検索キーワードのランキングを見ていたら、「yahoo」とか「地図」とかいう当たり前の言葉に混じって「あいのり」というのがある。
ひょっとして、テレビ番組のそれかと検索してみるとその通り、フジテレビのその番組のこと。はあ? という感じ。
本田美奈子が上位なのはわかるが、何でこんな番組が?? と思って検索画面をよく見ると、関連サイトが多いことに気が付く。
思い起こせば、この手の番組の元祖は「ねるとん」だった。 ねるとんパーティーというのが、一般名詞になるくらい流行した。
「ねるとん」と「あいのり」を比べてみると、前者は一発芸、後者は劇画のようなものと言えるかもしれない。それと、ねるとんの発展型は、実際のお見合いパーティーだったが、あいのりの発展型は
この診断は20の質問に答える事により,あなたの積極性,柔軟性,人の良さ,第一印象,才能を測定しあなたがもしあいのりに参加したら,どの国で誰になんという言葉で告白されるかが分かる「あいのりファンいちおし」の診断です。
とか
あいのり放送後の感想を主に話し合う掲示板です。好き嫌いを書くのでなく、愛情のある書き込みをお待ちしています。

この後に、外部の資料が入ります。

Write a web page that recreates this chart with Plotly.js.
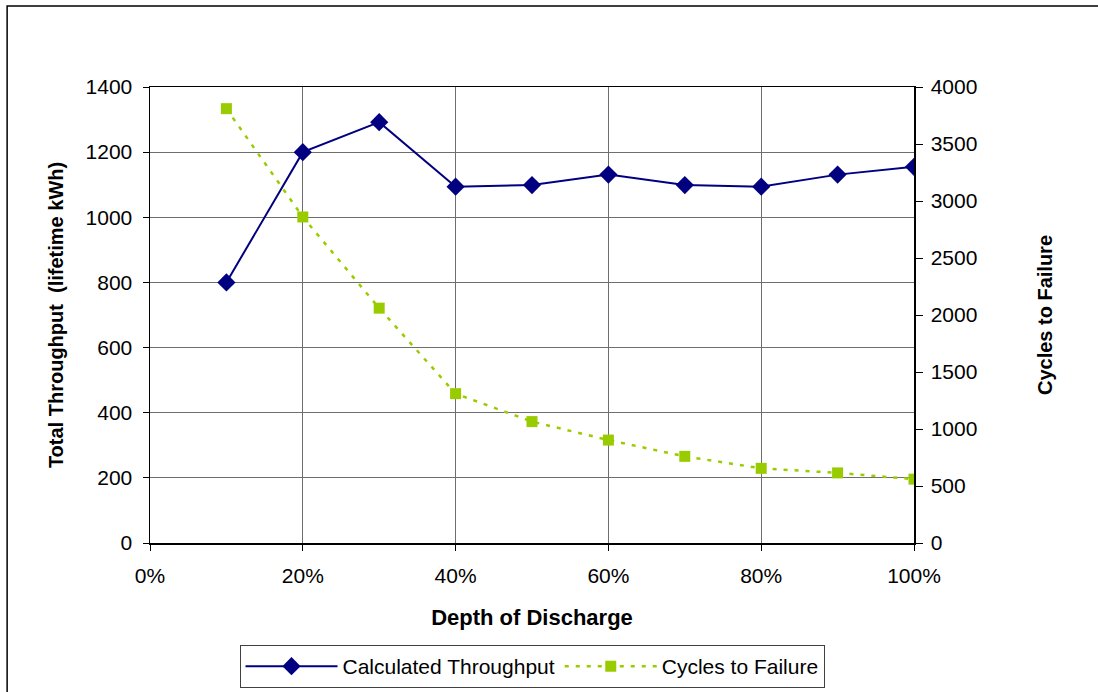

など、自分は直接の当事者にならず、ヴァーチャルな世界で追体験、疑似体験をして感情移入するという話だ。
そう、このパターンは、かの小泉劇場に似ている。もちろん、劇や小説は皆この世界だから、これが悪いというのではない。ただ、「当事者にならない」「現実とヴァーチャルの境界が曖昧になっている」という点で、不気味なものを感じるのだ。

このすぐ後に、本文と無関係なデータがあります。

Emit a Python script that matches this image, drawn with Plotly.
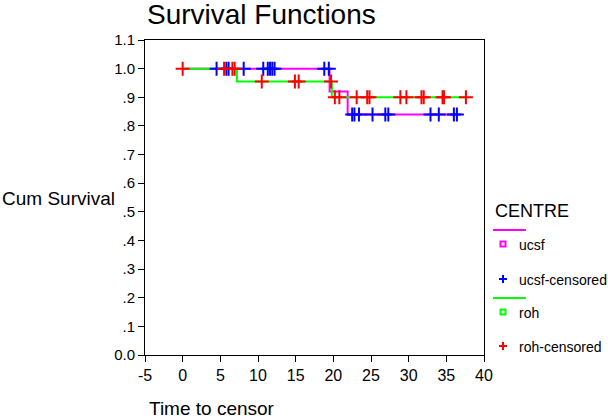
import plotly.graph_objects as go

# Kaplan-Meier steps (time, survival) per centre
ucsf_step_t = [0, 19.5, 21.9, 36.5]
ucsf_step_s = [1.0, 0.92, 0.84, 0.84]
roh_step_t = [0, 7.2, 19.8, 37.6]
roh_step_s = [1.0, 0.955, 0.90, 0.90]

# censored observation times
ucsf_cens = [4.5, 5.8, 6.1, 8.1, 10.7, 11.3, 11.6, 11.9, 12.2, 18.8, 19.4,
             22.5, 22.8, 23.4, 25.2, 26.9, 27.3, 32.9, 34.0, 36.0, 36.4]
roh_cens = [0.0, 5.5, 6.6, 6.9, 10.5, 14.9, 15.4, 19.7, 20.2, 20.8, 23.1,
            24.5, 24.8, 28.9, 29.7, 31.7, 32.0, 34.5, 34.7, 37.6]

ytick_vals = [0, .1, .2, .3, .4, .5, .6, .7, .8, .9, 1.0, 1.1]
ytick_text = ['0.0', '.1', '.2', '.3', '.4', '.5', '.6', '.7', '.8', '.9', '1.0', '1.1']
xtick_vals = [-5, 0, 5, 10, 15, 20, 25, 30, 35, 40]
xtick_text = ['-5', '0', '5', '10', '15', '20', '25', '30', '35', '40']


def surv_at(t, times, surv):
    s = surv[0]
    for tt, ss in zip(times, surv):
        if t >= tt:
            s = ss
    return s


W, H = 608, 419
L, R, T, B = 145, 484, 40, 355


def px(x):
    return (x - L) / (R - L)


def py(y):
    return (B - y) / (B - T)


FONT = "Liberation Sans, Arial, sans-serif"

fig = go.Figure()
fig.add_trace(go.Scatter(x=ucsf_step_t, y=ucsf_step_s, mode='lines', line_shape='hv',
                         line=dict(color='#ff00ff', width=2)))
fig.add_trace(go.Scatter(x=roh_step_t, y=roh_step_s, mode='lines', line_shape='hv',
                         line=dict(color='#00ff00', width=2)))
fig.add_trace(go.Scatter(x=ucsf_cens, y=[surv_at(t, ucsf_step_t, ucsf_step_s) for t in ucsf_cens],
                         mode='markers',
                         marker=dict(symbol='cross-thin', size=10, line=dict(width=2, color='#0000ff'))))
fig.add_trace(go.Scatter(x=roh_cens, y=[surv_at(t, roh_step_t, roh_step_s) for t in roh_cens],
                         mode='markers',
                         marker=dict(symbol='cross-thin', size=10, line=dict(width=2, color='#ff0000'))))

fig.update_layout(width=W, height=H, margin=dict(l=L, r=W - R, t=T, b=H - B),
                  plot_bgcolor='white', paper_bgcolor='white', showlegend=False,
                  font=dict(family=FONT, color='black'))
fig.update_xaxes(range=[-5, 40], tickvals=xtick_vals, ticktext=xtick_text, showgrid=False,
                 zeroline=False, showline=True, linecolor='black', linewidth=1, mirror=True,
                 ticks='outside', ticklen=6, tickcolor='black', tickfont=dict(size=16))
fig.update_yaxes(range=[0, 1.1], tickvals=ytick_vals, ticktext=ytick_text, showgrid=False,
                 zeroline=False, showline=True, linecolor='black', linewidth=1, mirror=True,
                 ticks='outside', ticklen=6, tickcolor='black', tickfont=dict(size=15))

ann = [
    dict(text='Survival Functions', x=px(261), y=py(14), font=dict(size=28)),
    dict(text='Cum Survival', x=px(0), y=py(198), xanchor='left', font=dict(size=19)),
    dict(text='Time to censor', x=px(147), y=py(408), xanchor='left', font=dict(size=19)),
    dict(text='CENTRE', x=px(493), y=py(211), xanchor='left', font=dict(size=18)),
    dict(text='ucsf', x=px(517), y=py(245), xanchor='left', font=dict(size=14)),
    dict(text='ucsf-censored', x=px(517), y=py(280), xanchor='left', font=dict(size=14)),
    dict(text='roh', x=px(517), y=py(313), xanchor='left', font=dict(size=14)),
    dict(text='roh-censored', x=px(517), y=py(347), xanchor='left', font=dict(size=14)),
]
for a in ann:
    a.setdefault('xanchor', 'center')
    fig.add_annotation(xref='paper', yref='paper', showarrow=False, yanchor='middle', **a)

shapes = []
for yy, col in [(230, '#ff00ff'), (298, '#00ff00')]:
    shapes.append(dict(type='line', x0=px(493), x1=px(526), y0=py(yy), y1=py(yy),
                       line=dict(color=col, width=2)))
for yy, col in [(244, '#ff00ff'), (312, '#00ff00')]:
    shapes.append(dict(type='rect', x0=px(500.5), x1=px(505.5), y0=py(yy - 2.5), y1=py(yy + 2.5),
                       line=dict(color=col, width=2)))
for yy, col in [(279, '#0000ff'), (346, '#ff0000')]:
    shapes.append(dict(type='line', x0=px(499), x1=px(507), y0=py(yy), y1=py(yy),
                       line=dict(color=col, width=2)))
    shapes.append(dict(type='line', x0=px(503), x1=px(503), y0=py(yy - 4), y1=py(yy + 4),
                       line=dict(color=col, width=2)))
for s in shapes:
    fig.add_shape(xref='paper', yref='paper', **s)

fig.write_html("out.html", config={'displayModeBar': False},
               post_script="document.body.style.margin='0';")
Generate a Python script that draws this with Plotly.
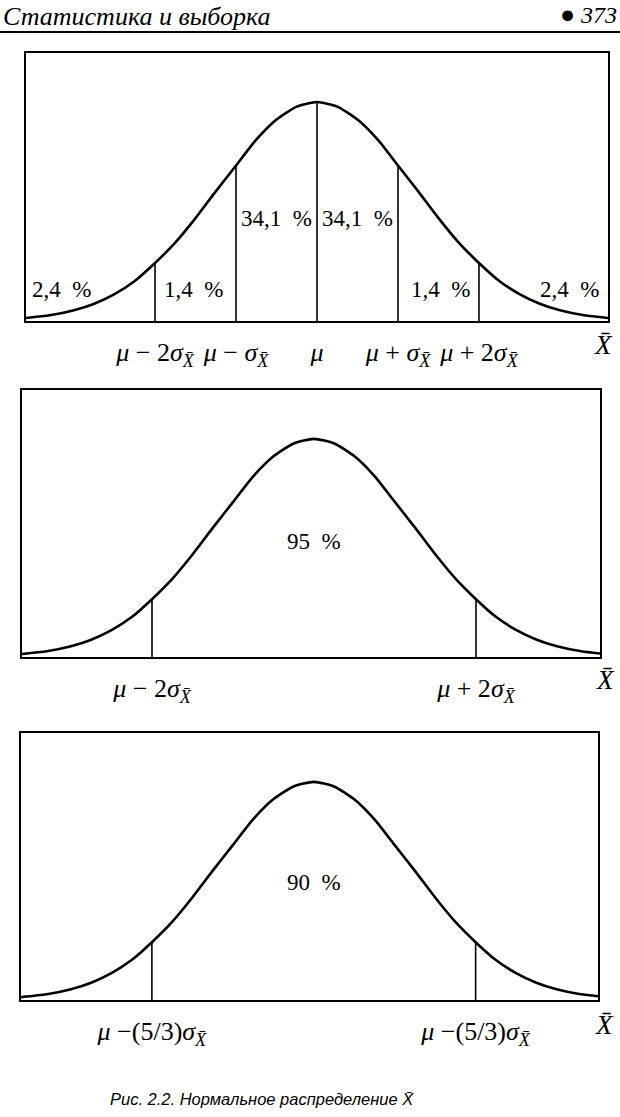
import plotly.graph_objects as go

# ---------------- data ----------------
# bell curve: x in units of the marked sigma spacing, height relative to the peak
curve_x = [-3.7, -3.3, -3.0, -2.75, -2.5, -2.25, -2.0, -1.75, -1.5, -1.25, -1.0, -0.75,
           -0.5, -0.25, 0.0, 0.25, 0.5, 0.75, 1.0, 1.25, 1.5, 1.75, 2.0, 2.25, 2.5,
           2.75, 3.0, 3.3, 3.7]
curve_y = [0.010, 0.026, 0.049, 0.079, 0.123, 0.183, 0.265, 0.358, 0.470, 0.592, 0.710,
           0.828, 0.920, 0.979, 1.000, 0.979, 0.920, 0.828, 0.710, 0.592, 0.470, 0.358,
           0.265, 0.183, 0.123, 0.079, 0.049, 0.026, 0.010]

# panel 1
p1_marks = [-2, -1, 0, 1, 2]
p1_heights = [0.265, 0.710, 1.000, 0.710, 0.265]
p1_ticks = ["<i>μ</i> − 2<i>σ</i><sub><i>X̄</i></sub>",
            "<i>μ</i> − <i>σ</i><sub><i>X̄</i></sub>",
            "<i>μ</i>",
            "<i>μ</i> + <i>σ</i><sub><i>X̄</i></sub>",
            "<i>μ</i> + 2<i>σ</i><sub><i>X̄</i></sub>"]
p1_pct = ["2,4\u2002%", "1,4\u2002%", "34,1\u2002%", "34,1\u2002%", "1,4\u2002%", "2,4\u2002%"]

# panel 2
p2_marks = [-2, 2]
p2_heights = [0.265, 0.265]
p2_ticks = ["<i>μ</i> − 2<i>σ</i><sub><i>X̄</i></sub>",
            "<i>μ</i> + 2<i>σ</i><sub><i>X̄</i></sub>"]
p2_pct = "95\u2002%"

# panel 3
p3_marks = [-2, 2]
p3_heights = [0.265, 0.265]
p3_ticks = ["<i>μ</i> −(5/3)<i>σ</i><sub><i>X̄</i></sub>",
            "<i>μ</i> −(5/3)<i>σ</i><sub><i>X̄</i></sub>"]
p3_pct = "90\u2002%"

header_text = "Статистика и выборка"
page_number = "373"
caption = "Рис. 2.2. Нормальное распределение <i>X̄</i>"

# ---------------- layout geometry ----------------
W, H = 620, 1117
SERIF = "Liberation Serif, Times New Roman, serif"
SANS = "Liberation Sans, Arial, sans-serif"


def px_x(v):
    return v / W


def px_y(v):
    return 1 - v / H


panels = [
    dict(box=(26, 608, 53, 321), xr=(-3.593, 3.593), marks=p1_marks, heights=p1_heights,
         ticks=p1_ticks, xbar=(603, 345)),
    dict(box=(22, 600, 390, 657), xr=(-3.605, 3.531), marks=p2_marks, heights=p2_heights,
         ticks=p2_ticks, xbar=(605, 680)),
    dict(box=(21, 598, 733, 1000), xr=(-3.617, 3.512), marks=p3_marks, heights=p3_heights,
         ticks=p3_ticks, xbar=(604, 1025)),
]
YTOP = 1.224

fig = go.Figure()
layout = dict(width=W, height=H, autosize=False,
              margin=dict(l=0, r=0, t=0, b=0),
              paper_bgcolor="white", plot_bgcolor="white", showlegend=False)

annotations = []
for i, p in enumerate(panels, start=1):
    xa = "x" if i == 1 else f"x{i}"
    ya = "y" if i == 1 else f"y{i}"
    x0, x1, y0, y1 = p["box"]
    # curve
    fig.add_trace(go.Scatter(x=curve_x, y=curve_y, mode="lines",
                             line=dict(color="black", width=2.6, shape="spline", smoothing=0.6),
                             xaxis=xa, yaxis=ya, hoverinfo="skip"))
    # vertical markers from the baseline up to the curve
    vx, vy = [], []
    for m, h in zip(p["marks"], p["heights"]):
        vx += [m, m, None]
        vy += [0, h, None]
    fig.add_trace(go.Scatter(x=vx, y=vy, mode="lines",
                             line=dict(color="black", width=1.6),
                             xaxis=xa, yaxis=ya, hoverinfo="skip"))
    axis_common = dict(showline=True, linecolor="black", linewidth=2, mirror=True,
                       showgrid=False, zeroline=False)
    layout["xaxis" if i == 1 else f"xaxis{i}"] = dict(
        domain=[px_x(x0), px_x(x1)], range=list(p["xr"]), anchor=ya,
        tickmode="array", tickvals=p["marks"], ticktext=p["ticks"],
        ticks="outside", ticklen=7, tickcolor="rgba(0,0,0,0)",
        tickfont=dict(family=SERIF, size=26, color="black"), **axis_common)
    layout["yaxis" if i == 1 else f"yaxis{i}"] = dict(
        domain=[px_y(y1), px_y(y0)], range=[0, YTOP], anchor=xa,
        showticklabels=False, ticks="", **axis_common)
    # X-bar label at the right end
    annotations.append(dict(x=px_x(p["xbar"][0]), y=px_y(p["xbar"][1]), xref="paper", yref="paper",
                            text="<i>X̄</i>", showarrow=False, xanchor="center", yanchor="middle",
                            font=dict(family=SERIF, size=27, color="black")))

# percentage labels, panel 1
pct_pos_1 = [(-3.15, 0.146), (-1.52, 0.146), (-0.5, 0.466), (0.5, 0.466), (1.52, 0.146), (3.12, 0.146)]
for t, (x, y) in zip(p1_pct, pct_pos_1):
    annotations.append(dict(x=x, y=y, xref="x", yref="y", text=t, showarrow=False,
                            font=dict(family=SERIF, size=23, color="black")))
annotations.append(dict(x=0, y=0.53, xref="x2", yref="y2", text=p2_pct, showarrow=False,
                        font=dict(family=SERIF, size=23, color="black")))
annotations.append(dict(x=0, y=0.54, xref="x3", yref="y3", text=p3_pct, showarrow=False,
                        font=dict(family=SERIF, size=23, color="black")))

# page header
annotations.append(dict(x=px_x(1), y=px_y(16), xref="paper", yref="paper", text=f"<i>{header_text}</i>",
                        showarrow=False, xanchor="left", yanchor="middle",
                        font=dict(family=SERIF, size=26, color="black")))
annotations.append(dict(x=px_x(619), y=px_y(15), xref="paper", yref="paper",
                        text=f"<span style='font-size:25px'>●</span> <i>{page_number}</i>",
                        showarrow=False, xanchor="right", yanchor="middle",
                        font=dict(family=SERIF, size=24, color="black")))
# caption
annotations.append(dict(x=px_x(262), y=px_y(1099), xref="paper", yref="paper", text=f"<i>{caption}</i>",
                        showarrow=False, xanchor="center", yanchor="middle",
                        font=dict(family=SANS, size=16.5, color="black")))

layout["annotations"] = annotations
layout["shapes"] = [dict(type="line", xref="paper", yref="paper", x0=0, x1=1,
                         y0=px_y(32), y1=px_y(32), line=dict(color="black", width=1.8))]

fig.update_layout(**layout)
fig.write_html("out.html",
               config={"displayModeBar": False, "staticPlot": True},
               post_script="document.body.style.margin='0';document.body.style.overflow='hidden';")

小泉劇場の最大のポイントは何かというと、決して勝ち組ではない連中が、あたかも「勝ち組」の仲間になったかのような錯覚を起こさせる、ということにある。冷静に考えれば、自分が「勝ち組」に入れないのは分かっていながら、いや、分かってるからこそ錯覚の世界に自ら溺れていく。
「あいのり」に文句を付けるわけではないが、コイズミ人気や、その裏返しとしての差別事件の多発、激化、あるいは例の人質事件での「自己責任」など、現在のファシズム的な心情の一端を見る思いがする。